German chancellor Angela Merkel is seeking bilateral talks on managing so-called secondary migration, at the two-day summit starting today (28 June). Georgi Gotev has the story.
The dispute is over plans drawn up by Merkel’s interior minister Horst Seehofer, the head of Bavaria’s conservative Christian Social Union (CSU), to send back migrants who reach the German border after having registered in other EU states. Merkel needs to take home a significant number of bilateral deals to be able to save its coalition.
Reportedly Germany has sent letters to a number of EU capitals to request assistance on “secondary movements”, but not to all of them.
A diplomat from a Visegrad country said yesterday that his capital wanted to “help Merkel”, but added that “she needs to say how”. It can be deducted that Germany didn’t sent such requests to the Visegrad countries.
At the Sunday mini-summit, Bulgarian Prime Minister Boyko Borissov said Bulgaria would not tale back any of the 60.000 refugees who were first registered in Bulgaria.
“First, before they send them back to me, they should agree that we build prisons and keep them in prisons”, he said, adding that migrants assigned to stay in Bulgaria have been caught “30-40 times” trying to cross Bulgaria’s borders “because they don’t want to stay with us”.
At the mini-summit, Italian Prime Minister Giuseppe Conte has said his country would not take back “all the secondary movement migrants”.
A country that reportedly gave a positive response to Germany’s is Greece. Greek Prime Minister Alexis Tsipras told the FT yesterday that he was open to a special agreement with Berlin to curtail the “secondary movement” of refugees.
“We have to find a way, in the framework of the international law, to share the burden and to not have this unfair position for the frontline countries but also for Germany. Because it’s not fair all these people to go to Germany, if we believe that this is a European problem,” the FT quoted Tsipras as saying.
It seems however that Greece is ready to take back only the refugees that will cross the German borders in the future.
Tsipras said any agreement with Germany would not have significant knock-on effects on Greece as only between 50 to 100 asylum seekers a month are crossing the country’s northern border, according to the FT report.
Borissov too has said recently that the migration pressure on Bulgaria is now close to zero. This means that the country in principle would have no difficulty to accept the charge of the “secondary movements” in the future.
This could become an internal policy problem, however. Both the opposition BSP and the junior coalition partner, the United Patriots, are likely to oppose such agreement.
What is certain is that EU refugee policy is no longer European, but will be based on inter-governmental agreements.
On the Dublin reform, there is clearly no agreement, and as a diplomat said, there will be no agreement during this European Parliament. (It was already clear that this summit can take no decision, as the summit draft conclusions on migration clearly indicate so.)
The Bulgarian Presidency compromise proposal on the Dublin reform, which foresees mandatory quotas only in case of emergency like in 2015, could not even pass qualified majority vote, as not only Eastern European countries, but also Spain and Italy (for a different reason) rejected it, diplomats explained.

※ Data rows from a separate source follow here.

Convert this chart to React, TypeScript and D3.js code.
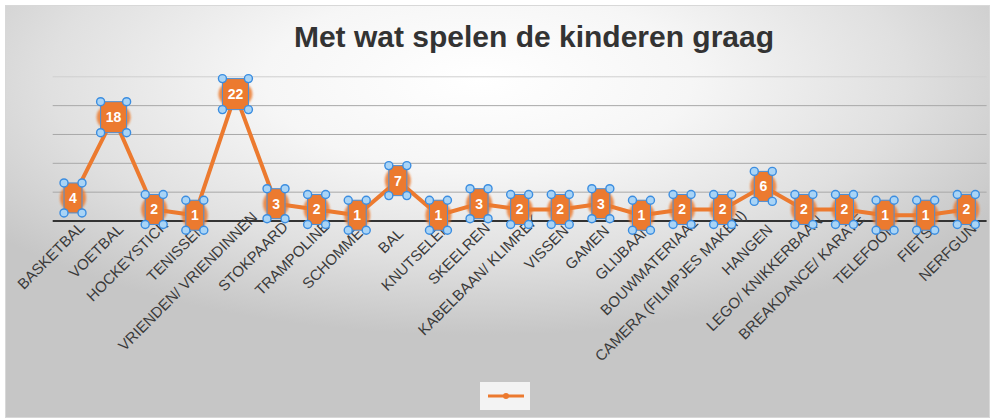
import React from "react";
import * as d3 from "d3";

const title = "Met wat spelen de kinderen graag";
const categories = [
  "BASKETBAL", "VOETBAL", "HOCKEYSTICK", "TENISSEN", "VRIENDEN/ VRIENDINNEN",
  "STOKPAARD", "TRAMPOLINE", "SCHOMMEL", "BAL", "KNUTSELEN", "SKEELREN",
  "KABELBAAN/ KLIMREK", "VISSEN", "GAMEN", "GLIJBAAN", "BOUWMATERIAAL",
  "CAMERA (FILMPJES MAKEN)", "HANGEN", "LEGO/ KNIKKERBAAN", "BREAKDANCE/ KARATE",
  "TELEFOON", "FIETS", "NERFGUN",
];
const values = [4, 18, 2, 1, 22, 3, 2, 1, 7, 1, 3, 2, 2, 3, 1, 2, 2, 6, 2, 2, 1, 1, 2];
const yTicks = [5, 10, 15, 20, 25];

const W = 995;
const H = 419;
const FONT = '"Liberation Sans", Helvetica, Arial, sans-serif';
const ORANGE = "#EC7A2F";
const LABEL_SIZE = 15;

function measure(text: string, font: string): number {
  const c = document.createElement("canvas").getContext("2d");
  if (!c) return text.length * 9;
  c.font = font;
  return c.measureText(text).width;
}

export default function App() {
  const x = d3.scaleBand<string>().domain(categories).range([52.7, 986.6]).padding(0);
  const cx = (c: string) => (x(c) as number) + x.bandwidth() / 2;
  const y = d3.scaleLinear().domain([0, 25]).range([221, 76.8]);

  const line = d3
    .line<number>()
    .x((_, i) => cx(categories[i]))
    .y((d) => y(d));

  const handle = (hx: number, hy: number, k: string) => (
    <circle key={k} cx={hx} cy={hy} r={4} fill="#a9d4f6" stroke="#3b8de0" strokeWidth={1.4} />
  );

  return (
    <svg
      width={W}
      height={H}
      style={{ position: "absolute", left: 0, top: 0, background: "#fff" }}
      fontFamily={FONT}
    >
      <defs>
        <radialGradient id="bg" cx="0.48" cy="0.18" r="0.62" fx="0.48" fy="0.18">
          <stop offset="0" stopColor="#ffffff" />
          <stop offset="0.35" stopColor="#f6f6f6" />
          <stop offset="0.7" stopColor="#e0e0e0" />
          <stop offset="1" stopColor="#c6c6c6" />
        </radialGradient>
        <filter id="blur" x="-50%" y="-50%" width="200%" height="200%">
          <feGaussianBlur stdDeviation="1.1" />
        </filter>
      </defs>
      <rect x={5.5} y={5.5} width={984} height={412} fill="url(#bg)" stroke="#d8d8d8" strokeWidth={1} />

      <text x={534} y={47} textAnchor="middle" fontSize={30} fontWeight="bold" fill="#333">
        {title}
      </text>

      {yTicks.map((t) => (
        <line
          key={t}
          x1={52.7}
          x2={986.6}
          y1={y(t)}
          y2={y(t)}
          stroke={t === 25 ? "#cfcfcf" : "#a8a8a8"}
          strokeWidth={1}
        />
      ))}
      <line x1={52.7} x2={986.6} y1={y(0)} y2={y(0)} stroke="#333" strokeWidth={2} />

      {categories.map((c) => {
        const L = measure(c, `${LABEL_SIZE}px ${FONT}`);
        const u = -8.8 + 0.143 * L;
        return (
          <g key={c} transform={`translate(${cx(c)},${y(0)}) rotate(-45)`}>
            <text x={u} y={14} textAnchor="end" fontSize={LABEL_SIZE} fill="#3a3a3a">
              {c}
            </text>
          </g>
        );
      })}

      <path d={line(values) || ""} fill="none" stroke={ORANGE} strokeWidth={4} strokeLinejoin="round" />

      {values.map((v, i) => {
        const px = cx(categories[i]);
        const py = y(v);
        const s = String(v);
        const w = s.length > 1 ? 26 : 18;
        const h = s.length > 1 ? 31 : 30;
        return (
          <g key={i}>
            <ellipse cx={px} cy={py} rx={w / 2 + 4} ry={14} fill={ORANGE} opacity={0.85} filter="url(#blur)" />
            <rect x={px - w / 2} y={py - h / 2} width={w} height={h} rx={5} fill={ORANGE} />
            <rect x={px - w / 2} y={py - h / 2} width={w} height={h} fill="none" stroke="#4a8fd8" strokeWidth={1} />
            <text x={px} y={py + 5} textAnchor="middle" fontSize={14} fontWeight="bold" fill="#fff">
              {s}
            </text>
            {handle(px - w / 2, py - h / 2, "a")}
            {handle(px + w / 2, py - h / 2, "b")}
            {handle(px - w / 2, py + h / 2, "c")}
            {handle(px + w / 2, py + h / 2, "d")}
          </g>
        );
      })}

      <rect x={480} y={382} width={50} height={28} fill="#f3f3f3" />
      <line x1={488} x2={524} y1={396} y2={396} stroke={ORANGE} strokeWidth={3} />
      <circle cx={506} cy={396} r={3} fill={ORANGE} />
    </svg>
  );
}
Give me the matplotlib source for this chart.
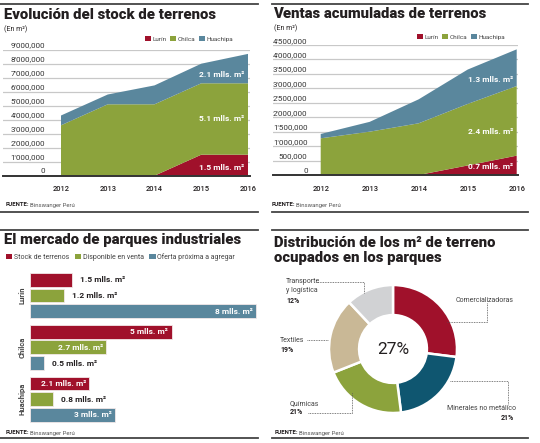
import numpy as np
import matplotlib
matplotlib.use("Agg")
import matplotlib.pyplot as plt
from matplotlib.patches import Patch
from matplotlib.lines import Line2D
from matplotlib.transforms import blended_transform_factory

plt.rcParams['font.family'] = ['Roboto', 'DejaVu Sans']

# ---- data ----
years = ["2012", "2013", "2014", "2015", "2016"]
zones = ["Lurín", "Chilca", "Huachipa"]

stock_lurin = [0, 0, 0, 1.5e6, 1.5e6]
stock_chilca = [3.6e6, 5.1e6, 5.1e6, 5.1e6, 5.1e6]
stock_huachipa = [0.7e6, 0.7e6, 1.35e6, 1.4e6, 2.1e6]
stock_ticks = np.arange(0, 9.5e6, 1e6)
stock_labels = ["1.5 mlls. m²", "5.1 mlls. m²", "2.1 mlls. m²"]

ventas_lurin = [0, 0, 0, 0.33e6, 0.67e6]
ventas_chilca = [1.27e6, 1.5e6, 1.79e6, 2.13e6, 2.41e6]
ventas_huachipa = [0.15e6, 0.34e6, 0.83e6, 1.19e6, 1.27e6]
ventas_ticks = np.arange(0, 4.75e6, 5e5)
ventas_labels = ["0.7 mlls. m²", "2.4 mlls. m²", "1.3 mlls. m²"]

bar_series = ["Stock de terrenos", "Disponible en venta", "Oferta próxima a agregar"]
bar_stock = [1.5, 5, 2.1]
bar_disp = [1.2, 2.7, 0.8]
bar_oferta = [8, 0.5, 3]

sectores = ["Comercializadoras", "Minerales no metálico", "Químicas", "Textiles", "Transporte\ny logística"]
sector_pct = [27, 21, 21, 19, 12]

RED = "#a0112b"
GREEN = "#8ca33c"
BLUE = "#5a879d"
TEAL = "#0f5670"
TAN = "#c9b896"
GRAY = "#d1d2d4"
DARK = "#231f20"

W, H = 540, 443
fig = plt.figure(figsize=(W / 100, H / 100), dpi=100)


def fx(x):
    return x / W


def fy(y):
    return 1 - y / H


def px_axes(x0, y0, x1, y1):
    return fig.add_axes([fx(x0), fy(y1), fx(x1 - x0), (y1 - y0) / H])


def rule(x0, x1, y):
    fig.add_artist(Line2D([fx(x0), fx(x1)], [fy(y), fy(y)], color="#444444", lw=1.3))


def title(x, y, txt):
    fig.text(fx(x), fy(y), txt, fontsize=10.7, fontweight="heavy", color=DARK, va="center")


def fuente(x, y):
    fig.text(fx(x), fy(y), "FUENTE:", fontsize=4.3, fontweight="bold", color=DARK, va="center")
    fig.text(fx(x + 24), fy(y), "Binswanger Perú", fontsize=4.3, color="#555555", va="center")


def fmt_num(v):
    v = int(round(v))
    if v == 0:
        return "0"
    m, t = divmod(v // 1000, 1000)
    if m:
        return f"{m}'{t:03d},000"
    return f"{t},000"


def area_panel(ax, lur, chi, hua, ticks, ymax, xlim, lab_x, labels, label_y):
    x = np.arange(len(years))
    ax.stackplot(x, lur, chi, hua, colors=[RED, GREEN, BLUE], lw=0)
    ax.set_xlim(*xlim)
    ax.set_ylim(0, ymax)
    for s in ax.spines.values():
        s.set_visible(False)
    for t in ticks[1:]:
        ax.axhline(t, color="#c8c8c8", lw=0.9, zorder=0)
    ax.axhline(0, color="#333333", lw=1.4, zorder=3, clip_on=False)
    ax.set_yticks([])
    ax.set_xticks(x)
    ax.set_xticklabels(years, fontsize=5.4, color=DARK, fontweight="medium")
    ax.tick_params(axis="x", length=0, pad=7)
    tr = blended_transform_factory(ax.transAxes, ax.transData)
    for t in ticks:
        ax.text(lab_x, t + ymax * 0.01, fmt_num(t), transform=tr, ha="right", va="bottom",
                fontsize=5.8, color="#333333")
    for v, txt in zip(label_y, labels):
        ax.text(3.93, v, txt, ha="right", va="center", fontsize=6, fontweight="bold", color="white")


def small_legend(x, y, names, colors, spacing, size=4.6):
    handles = [Patch(facecolor=c, edgecolor="none") for c in colors]
    fig.legend(handles, names, loc="center left", bbox_to_anchor=(fx(x), fy(y)), ncol=len(names),
               frameon=False, fontsize=size, handlelength=0.9, handleheight=0.9, handletextpad=0.25,
               columnspacing=spacing, borderpad=0, borderaxespad=0, labelcolor="#444444")


# ---- panel 1: evolucion del stock ----
rule(0, 258, 4)
title(4, 15, "Evolución del stock de terrenos")
fig.text(fx(4), fy(29), "(En m²)", fontsize=5, color=DARK, va="center")
small_legend(145, 39, zones, [RED, GREEN, BLUE], 0.6)
ax1 = px_axes(3, 49.7, 250, 175.7)
area_panel(ax1, stock_lurin, stock_chilca, stock_huachipa, stock_ticks, 9e6,
           ((3 - 61) / 46.75, 4 + 2 / 46.75), 0.17, stock_labels, [0.62e6, 4.1e6, 7.2e6])
fuente(6, 205)
rule(0, 258, 212)

# ---- panel 2: ventas acumuladas ----
rule(272, 528, 4)
title(273, 14, "Ventas acumuladas de terrenos")
fig.text(fx(274), fy(28), "(En m²)", fontsize=5, color=DARK, va="center")
small_legend(417, 37, zones, [RED, GREEN, BLUE], 0.6)
ax2 = px_axes(272.7, 45, 518, 175)
area_panel(ax2, ventas_lurin, ventas_chilca, ventas_huachipa, ventas_ticks, 4.5e6,
           ((272.7 - 320.7) / 49, 4 + 1.3 / 49), 0.142, ventas_labels, [0.28e6, 1.49e6, 3.32e6])
fuente(272, 205)
rule(272, 528, 212)

# ---- panel 3: mercado de parques ----
rule(0, 258, 230)
title(4, 240, "El mercado de parques industriales")
small_legend(6, 257, bar_series, [RED, GREEN, BLUE], 0.8, size=5.0)
ax3 = px_axes(30, 270, 260, 425)
series = [bar_stock, bar_disp, bar_oferta]
colors = [RED, GREEN, BLUE]
xmax = 230 / 28.3
for i, (vals, c) in enumerate(zip(series, colors)):
    pos = np.arange(len(zones)) * 3.3 + i
    ax3.barh(pos, vals, height=0.88, color=c, edgecolor="#f2e8e8", lw=0.6)
    for p, v in zip(pos, vals):
        txt = f"{v:g} mlls. m²"
        if v >= 2:
            ax3.text(v - 0.12, p, txt, ha="right", va="center", fontsize=6, fontweight="bold", color="white")
        else:
            ax3.text(v + 0.28, p, txt, ha="left", va="center", fontsize=6, fontweight="bold", color=DARK)
ax3.set_xlim(0, xmax)
ax3.set_ylim(8.6 + 10 / 15.73, -9.7 / 15.73)
ax3.axis("off")
for g, name in enumerate(zones):
    ax3.text(-8.3 / 28.3, g * 3.3 + 1, name, rotation=90, ha="center", va="center",
             fontsize=5.5, fontweight="bold", color="#444444")
fuente(6, 433)
rule(0, 258, 438)

# ---- panel 4: distribucion ----
rule(272, 528, 230)
title(274, 243, "Distribución de los m² de terreno")
title(274, 258, "ocupados en los parques")
R = 64
cx, cy = 393, 349
ax4 = px_axes(cx - R, cy - R, cx + R, cy + R)
ax4.pie(sector_pct, colors=[RED, TEAL, GREEN, TAN, GRAY], startangle=90, counterclock=False,
        wedgeprops=dict(width=0.47, edgecolor="white", linewidth=1.8))
ax4.set_xlim(-1, 1)
ax4.set_ylim(-1, 1)
ax4.text(0, 0, f"{sector_pct[0]}%", ha="center", va="center", fontsize=12.5, color=DARK)


def leader(pts):
    xs = [fx(p[0]) for p in pts]
    ys = [fy(p[1]) for p in pts]
    fig.add_artist(Line2D(xs, ys, color="#555555", lw=0.6, ls=(0, (1, 1))))


leader([(316, 282.3), (364.3, 282.3), (364.3, 293.3)])
leader([(486.7, 303.3), (486.7, 321.7), (446.7, 321.7)])
leader([(307.3, 340), (328.3, 340)])
leader([(308.3, 413.3), (351.7, 413.3), (351.7, 391.7)])
leader([(450, 381), (508.3, 381), (508.3, 405)])

lab_kw = dict(fontsize=5.0, color="#444444", va="center")
pct_kw = dict(fontsize=5.0, color=DARK, fontweight="bold", va="center")
fig.text(fx(286), fy(281.7), "Transporte", **lab_kw)
fig.text(fx(286), fy(290.7), "y logística", **lab_kw)
fig.text(fx(286), fy(301), f"{sector_pct[4]}%", **pct_kw)
fig.text(fx(455.7), fy(300), sectores[0], **lab_kw)
fig.text(fx(280), fy(340), sectores[3], **lab_kw)
fig.text(fx(280), fy(350), f"{sector_pct[3]}%", **pct_kw)
fig.text(fx(290), fy(403.3), sectores[2], **lab_kw)
fig.text(fx(290), fy(411.7), f"{sector_pct[2]}%", **pct_kw)
fig.text(fx(447.3), fy(408.3), sectores[1], **lab_kw)
fig.text(fx(514), fy(417.7), f"{sector_pct[1]}%", ha="right", **pct_kw)
fuente(275, 433)
rule(272, 528, 438)

fig.savefig("out.png", dpi=100)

The “disembarkation platforms” are apparently the most frequently mentioned idea. A diplomat close to the institutions said that these should not be seen as camps. Moreover, the idea is that similarly to the EU-Turkey agreement, the scheme will break the business model, and the pool factor will be drastically reduced. He reminded that before the July 2016 EU-Turkey deal, tens of thousands of people a month were arriving in the Greek islands. In comparison, in the two years since the deal is in force, only some 2,000 migrants have been returned to Turkey, and there are very few new arrivals, he said. Similarly, the pressure on Italy is expected to drop dramatically, if disembarkation platforms are in place, the diplomat added.
On disembarkation platforms, the UNHR has sent a letter to Borissov, in his EU Presidency capacity, diplomats said.
If the summit would give a mandate to start work on the concept of disembarkation platforms, this would be a “breakthrough”, the diplomat said. However he (and others) was less clear where these disembarkation platforms would be put in place. In any case, he mysteriously said “we know with whom we are going to work”.
Asked by this website if Albania was one of the countries considered for such a “disembarkation platform”, a EU diplomat gave a negative answer. He hinted that such a location could be counterproductive and open a new “Balkan route”.
The summit is expected to decide to release the second €3 billion tranche to Turkey, as decided under the July 2016 EU-Turkey deal to prevent migrants arriving to the Greek islands from the nearby Turkish territory. However, Italy raises conditions: Rome wants in parallel a decision to release €500 million to the EU’s Emergency Trust Fund for Africa.
At EU summits Borissov has repeatedly acted as Turkey’s advocate and is likely to strongly support the release of the second 3-billion tranche.